Just by way of irrelevant diversion I need to mention how, when we booked it, the name of the hotel triggered a memory of something I knew I had in one of my albums of ephemera. Was it a suitcase label or a brochure? It took me a while but eventually I found it: a cute 1930s postcard of the self-same Sylvia Hotel – evidently an establishment with some history. I extracted this card from my album and we took it to Vancouver where I presented it to the desk staff on arrival. Happily, this resulted in a generous upgrade to our accommodation and our short stay at the Sylvia was a very enjoyable one.

Incidentally, the hotel was named for Sylvia Ablowitz (nee Goldstein), daughter of the man who built the hotel (originally an apartment building) in 1913.

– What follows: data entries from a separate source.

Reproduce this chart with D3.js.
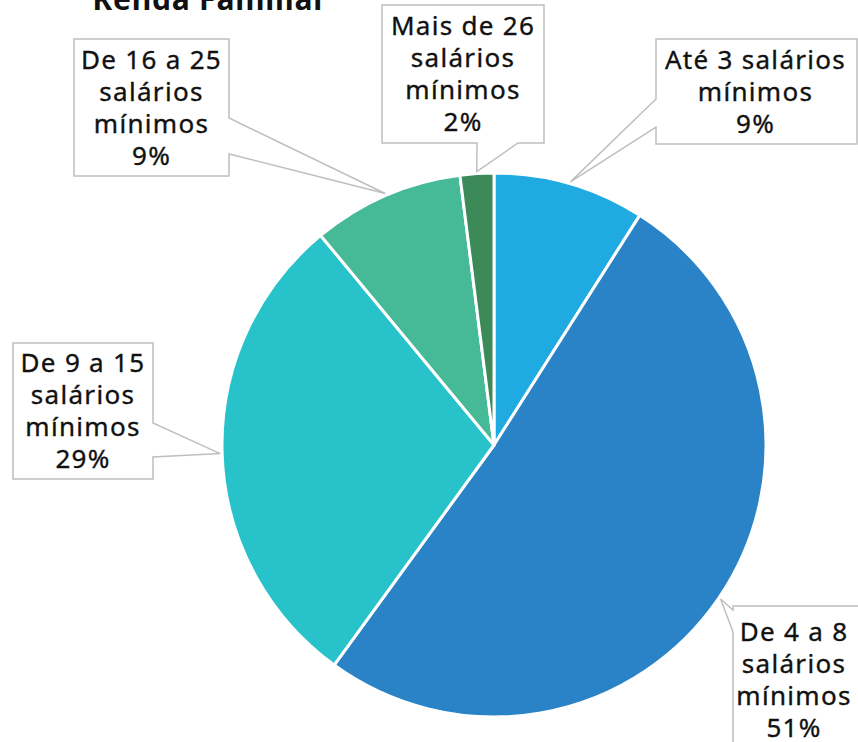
<!DOCTYPE html>
<html lang="pt">
<head>
<meta charset="utf-8">
<title>Renda Familiar</title>
<script src="https://d3js.org/d3.v7.min.js"></script>
<style>
  body { margin:0; background:#fff; }
  svg { display:block; }
  .callout text { font-family:"Noto Sans", sans-serif; font-size:26px; letter-spacing:1.3px; fill:#111; stroke:#111; stroke-width:0.35px; text-anchor:middle; }
  .title { font-family:"Noto Sans", sans-serif; font-size:30px; letter-spacing:0.8px; font-weight:bold; fill:#111; text-anchor:middle; }
</style>
</head>
<body>
<div id="chart"></div>
<script>
// data
var categories = ["Até 3 salários mínimos", "De 4 a 8 salários mínimos", "De 9 a 15 salários mínimos",
                  "De 16 a 25 salários mínimos", "Mais de 26 salários mínimos"];
var values = [9, 51, 29, 9, 2];
var labelLines = [
  ["Até 3 salários", "mínimos"],
  ["De 4 a 8", "salários", "mínimos"],
  ["De 9 a 15", "salários", "mínimos"],
  ["De 16 a 25", "salários", "mínimos"],
  ["Mais de 26", "salários", "mínimos"]
];
var colors = ["#1fabe2", "#2a83c7", "#28c3ca", "#46b996", "#3c8a58"];

var w = 858, h = 742;
var cx = 494, cy = 445, r = 272;

// callout boxes: box + which side the pointer comes out of + pointer base (two coords on that side)
var callouts = [
  {x0:656, y0:39,  x1:857, y1:144, side:"left",   b:[127, 99]},
  {x0:733, y0:606, x1:870, y1:760, side:"left",   b:[632, 610]},
  {x0:13,  y0:343, x1:153, y1:479, side:"right",  b:[423, 457]},
  {x0:74,  y0:39,  x1:229, y1:176, side:"right",  b:[118, 154]},
  {x0:382, y0:5,   x1:544, y1:143, side:"bottom", b:[518, 477]}
];

var svg = d3.select("#chart").append("svg")
  .attr("width", w)
  .attr("height", h);

var pie = d3.pie().sort(null).value(function(d) { return d; });
var arcs = pie(values);
var arc = d3.arc().innerRadius(0).outerRadius(r);

var g = svg.append("g").attr("transform", "translate(" + cx + "," + cy + ")");
g.selectAll("path")
  .data(arcs)
  .enter()
  .append("path")
  .attr("d", arc)
  .attr("fill", function(d, i) { return colors[i]; })
  .attr("stroke", "#fff")
  .attr("stroke-width", 3)
  .attr("stroke-linejoin", "round");

// pointer tip sits on the rim at the slice's mid angle
function tip(d) {
  var a = (d.startAngle + d.endAngle) / 2;
  var rr = r + 2;
  return [cx + rr * Math.sin(a), cy - rr * Math.cos(a)];
}

function calloutPath(c, t) {
  var p = d3.path();
  p.moveTo(c.x0, c.y0);
  p.lineTo(c.x1, c.y0);
  if (c.side == "right") {
    p.lineTo(c.x1, c.b[0]); p.lineTo(t[0], t[1]); p.lineTo(c.x1, c.b[1]);
  }
  p.lineTo(c.x1, c.y1);
  if (c.side == "bottom") {
    p.lineTo(c.b[0], c.y1); p.lineTo(t[0], t[1]); p.lineTo(c.b[1], c.y1);
  }
  p.lineTo(c.x0, c.y1);
  if (c.side == "left") {
    p.lineTo(c.x0, c.b[0]); p.lineTo(t[0], t[1]); p.lineTo(c.x0, c.b[1]);
  }
  p.closePath();
  return p.toString();
}

var lab = svg.selectAll(".callout")
  .data(arcs)
  .enter()
  .append("g")
  .attr("class", "callout");

lab.append("path")
  .attr("d", function(d, i) { return calloutPath(callouts[i], tip(d)); })
  .attr("fill", "#fff")
  .attr("stroke", "#bfbfbf")
  .attr("stroke-width", 1.5);

var lineH = 32;
lab.each(function(d, i) {
  var c = callouts[i];
  var lines = labelLines[i].concat([d3.format("d")(values[i]) + "%"]);
  var bh = c.y1 - c.y0;
  var mx = c.x0 + (Math.min(c.x1, w - 3) - c.x0) / 2;
  var top = c.y0 + (bh - lines.length * lineH) / 2 + 25;
  if (c.y1 > h) top = c.y0 + 35;
  var t = d3.select(this).append("text");
  lines.forEach(function(s, k) {
    t.append("tspan").attr("x", mx).attr("y", top + k * lineH).text(s);
  });
});

svg.append("text")
  .attr("class", "title")
  .attr("x", 210)
  .attr("y", 10)
  .text("Renda Familiar");
</script>
</body>
</html>
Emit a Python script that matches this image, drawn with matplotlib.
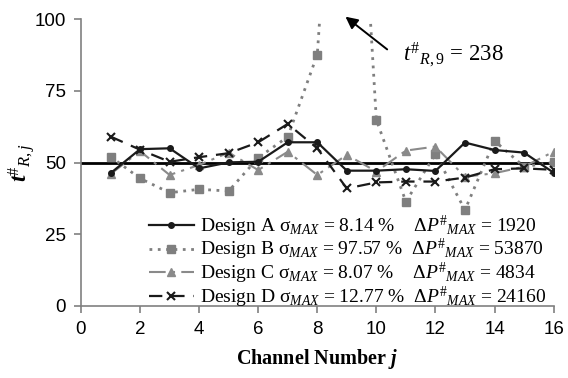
import matplotlib
matplotlib.use("Agg")
import matplotlib.pyplot as plt
import numpy as np

# ------------------------
# dados
channels = np.arange(1, 17)
design_a = [46.3, 54.7, 55.0, 48.0, 50.1, 50.3, 57.1, 57.1, 47.2, 47.2, 47.7, 47.1, 57.0, 54.4, 53.5, 46.5]
design_b = [52.1, 44.5, 39.5, 40.7, 40.1, 51.7, 59.0, 87.7, 238.0, 64.9, 36.4, 53.0, 33.5, 57.6, 48.6, 50.1]
design_c = [46.0, 54.0, 45.7, 49.2, 53.5, 47.4, 53.8, 45.7, 52.7, 46.9, 54.2, 55.6, 45.1, 46.3, 48.6, 53.8]
design_d = [59.1, 54.5, 50.3, 51.9, 53.3, 57.1, 63.5, 55.0, 41.0, 43.1, 43.4, 43.4, 44.8, 47.7, 48.0, 47.5]

names = ["Design A", "Design B", "Design C", "Design D"]
sigma_max = ["8.14", "97.57", "8.07", "12.77"]
dp_max = ["1920", "53870", "4834", "24160"]
target = 50
peak_label = "238"

x_ticks = np.arange(0, 17, 2)
y_ticks = [0, 25, 50, 75, 100]

# ------------------------
plt.rcParams['mathtext.fontset'] = 'custom'
plt.rcParams['mathtext.rm'] = 'Liberation Serif'
plt.rcParams['mathtext.it'] = 'Liberation Serif:italic'
plt.rcParams['mathtext.bf'] = 'Liberation Serif:bold:italic'

fig = plt.figure(figsize=(5.68, 3.78), dpi=100)
ax = fig.add_axes([0.1426, 0.1905, 0.832, 0.7585])

ax.axhline(target, color='k', lw=2, zorder=1)

la, = ax.plot(channels, design_a, color='#1a1a1a', lw=1.6, marker='o', ms=4, zorder=5)
lb, = ax.plot(channels, design_b, color='#7f7f7f', lw=2, ls=(0, (1, 2)), marker='s', ms=5.5, zorder=3)
lc, = ax.plot(channels, design_c, color='#8a8a8a', lw=1.5, ls=(0, (8, 3, 1.5, 3)), marker='^', ms=6, zorder=4)
ld, = ax.plot(channels, design_d, color='#1a1a1a', lw=1.6, ls=(0, (6, 4)), marker='x', ms=6, mew=1.5, zorder=4)

# ------------------------
# eixos
ax.set_xlim(0, 16)
ax.set_ylim(0, 100)
ax.set_xticks(x_ticks)
ax.set_yticks(y_ticks)
for s in ['top', 'right']:
    ax.spines[s].set_visible(False)
for s in ['left', 'bottom']:
    ax.spines[s].set_color('#808080')
    ax.spines[s].set_linewidth(1.2)
ax.tick_params(axis='both', direction='out', length=5, color='#808080', width=1.2,
               labelsize=13.5, pad=6)
for lab in ax.get_xticklabels() + ax.get_yticklabels():
    lab.set_family('Liberation Sans')

ax.set_xlabel(r'Channel Number $\mathbf{j}$', family='Liberation Serif', fontweight='bold',
              fontsize=14.5, labelpad=6)
ax.set_ylabel(r'$\mathbf{t}^{\#}{}_{\mathit{R,j}}$', fontsize=17, labelpad=-2)

# ------------------------
# legenda
pads = []
for s in sigma_max:
    pads.append('  ' * (5 - len(s)))
labels = []
for n, s, p, d in zip(names, sigma_max, pads, dp_max):
    labels.append(n + ' σ$_{\\mathit{MAX}}$ = ' + s + ' %' + p + '  Δ$P^{\\#}{}_{\\mathit{MAX}}$ = ' + d)
leg = ax.legend([la, lb, lc, ld], labels, loc='lower left', bbox_to_anchor=(0.115, -0.06),
                frameon=False, prop={'family': 'Liberation Serif', 'size': 14},
                handlelength=2.3, handletextpad=0.3, labelspacing=-0.08, borderpad=0.2)

# ------------------------
# anotacao do pico
ax.annotate('', xy=(8.88, 101.5), xytext=(10.44, 88.9), annotation_clip=False,
            arrowprops=dict(arrowstyle='-|>', color='k', lw=1.4, mutation_scale=18))
ax.text(10.9, 87.5, r'$t^{\#}{}_{R,9}$ = ' + peak_label, family='Liberation Serif',
        fontsize=16.5, ha='left', va='center')

fig.savefig('out.png', dpi=100)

It was the chatty waiter at the seafood restaurant who asked us where we were staying. When we named the Sylvia, he told us that some famous film star had died there. He thought maybe it was Clark Gable. With a minimal amount of online research I was able to tell him that the dead star was actually Errol Flynn, and that he maybe didn’t die at the Sylvia, but in rooms nearby. Flynn had clearly frequented the Sylvia though, as some promo literature in the hotel boasts (coyly omitting the fatal nature of Flynn’s Vancouver sojourn).

When Errol Flynn died in Vancouver on October 14, 1959, he wasn’t at the top of his game. The one-time heart-throb movie idol had been trying for years to revive his flagging career but scandals involving under-age girls, alcoholism and drug abuse weren’t helping. He’d tried to fund and produce his own movies but this didn’t go well and he was broke. If you clicked the link at the top of this story you’ll know how things turned out.

Somebody once wrote that the English poet Lord Byron was “mad, bad and dangerous to know”. This epithet has also been applied at times to Errol Flynn, with some justification. If you’ve ever read an autobiography and thought, once you’d finished, that the author didn’t do themselves too many favours then you’ll know the effect Flynn’s book had on me. I was left with the overwhelming impression of a badly raised man who couldn’t live up to his ideal of his father; who resented his mother; who was too good-looking for his own good and who lacked insight into his deep character flaws. He’d have benefited from a lot of psychoanalysis.

You probably know that Errol Flynn was born and raised in Australia? He clearly felt overawed by the reputation of his scientist father, whose respect he was always unsuccessfully trying to reclaim. His book dwells on his time in New Guinea, where he ran to seek his fortune. His descriptions of womanising and of kidnapping highlanders to force into agricultural labour don’t reflect well on him and nothing gets much better, even after the camera discovers him and makes him a star. I found it a sad book, and it seemed even sadder to me when I got to Vancouver and found the dead idol waiting there, trousers down and sellotaped for posterity.

Millions of words have been written about Flynn. He was, in his heyday, Hollywood’s most bankable star. In his good years, every film he touched turned to gold. He had three wives, countless lovers and a clutch of children. And he remains fascinating, still attracting writers to add to the bevy of books about him. Film-makers still find reasons to revisit his life and times.